Eritrea: City man laments deaths of reporters
LAST year was a bad one for reporters in many parts of the world.
In 2014, at least 66 were killed while working, 119 were kidnapped and 178 were imprisoned, says the annual report of Reporters Without Borders.
This is the tip of the iceberg," said a former reporter and Winnipegger, Ghezae Hagos, who got out of Eritrea before it began locking up journalists in 2001.
Eritrea shut down its independent press and is ranked today as the world's worst place for press freedom. Reporters Without Borders' 2014 press freedom index looked at 180 countries and ranked Eritrea at the bottom -- behind North Korea and Turkmenistan "where freedom of information is non-existent." The report said the three countries "continue to be news and information black holes and living hells for the journalists who inhabit them."
Hagos knows what they mean. His best friend and former editor Amanuel Asrat has been in prison in Eritrea since September 2001.
He and Asrat's family aren't even sure whether the editor-in-chief of the Zemen newspaper is alive.
An Amnesty International report on Eritrea this year said: "Thousands of people are currently held incommunicado in arbitrary detention for questioning government policies, for their work as journalists, for practising a religion not recognized by the state or for evading national-service conscription."
The report said many of those detained are prisoners of conscience who have never been charged with a crime, tried or brought before a judge, and hundreds have been held for nearly 20 years.
The jailing of Asrat and other reporters is what compelled Hagos to advocate for human rights in Eritrea after he came to Canada, he said.

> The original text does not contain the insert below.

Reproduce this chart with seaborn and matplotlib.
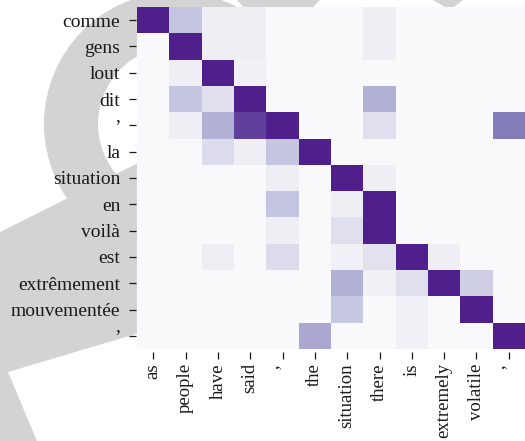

"I keep my press card in my wallet," said Hagos, who now works with newcomers in Winnipeg. "I've kept it for 14 years as a reminder of what I was and what happened," he said.
"Since September 2001, no private press has been allowed in Eritrea. Most of the journalists were arrested or disappeared," he said.
"If you control the journalism, you control everything," said Hagos. An independent press is "the first pillar of government," he said. "Without it, people have no way of knowing what is the truth.
"The only media is government media," he said. "And even journalists who worked for the government media have been harassed and imprisoned," Hagos said on the one-year anniversary of the imprisonment of Canadian-Egyptian journalist Mohammed Fahmy with two of his Al Jazeera English colleagues. They've been locked up in Egypt on terrorism-related charges widely viewed as trumped-up for political reasons.
"For the people to have freedom of speech and freedom of the press taken away after they brought them to power is very ironic and very sad."